Ortiz then stated that Sergio Beristain would discuss the 1995 reform attempts and how that experience influenced, positively and negatively, the current Reform. Beristain began by saying that the 1995 Reform was far more successful than commonly believed, although it still left Mexico far from its goal. “Since 1995, companies can enter the distribution market through successful bids, backed by the legal framework. But new challenges lie ahead. In 1995, the pipeline network, natural gas distribution and transmission were greatly developed,” he explained. According to Beristain, regulations back then posed an obstacle, stopping the harmonious development of the natural gas market.

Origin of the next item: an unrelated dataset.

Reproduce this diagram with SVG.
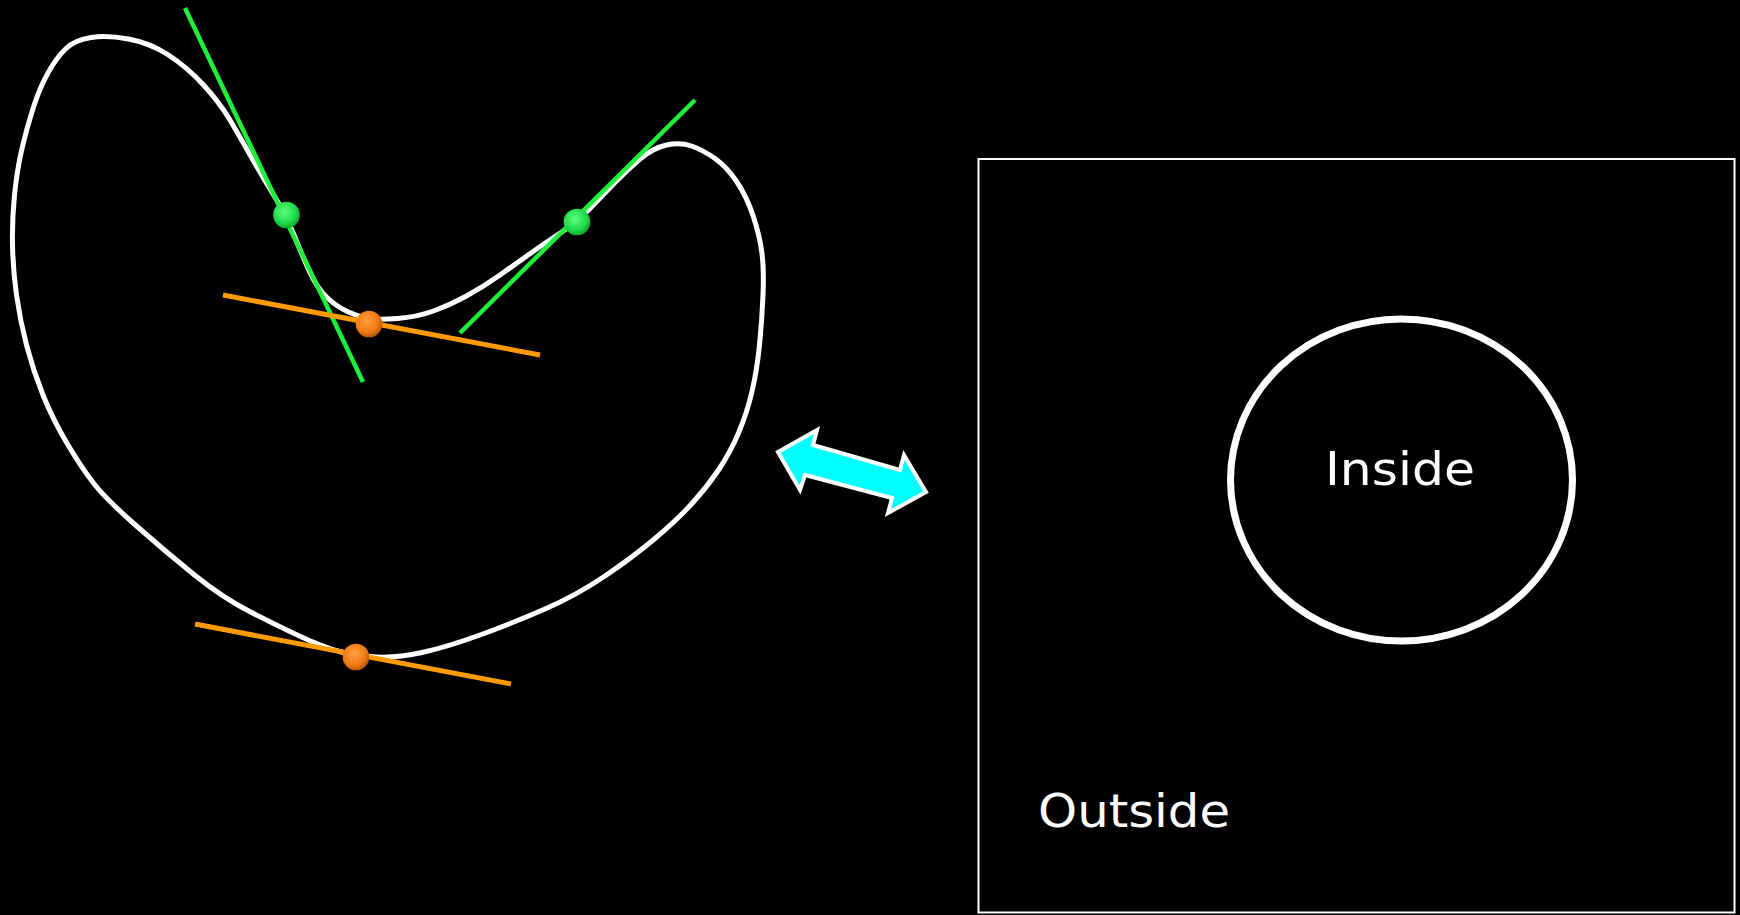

The existing laws allowed specific permits for this purpose but these were abused by energy giants that affected how distributors wanted to invest. “That has now changed as the law mandates very specific requirements to create harmony between transmission and distribution. The permits are now far more efficient.”

Beristain then asked how best to unite all these developments. For all natural gas projects to go forward as planned, all the new laws and organisms must collaborate, such as CENACE, CENAGAS, CFE, PEMEX. All this harmony must be done well from the start, he concluded.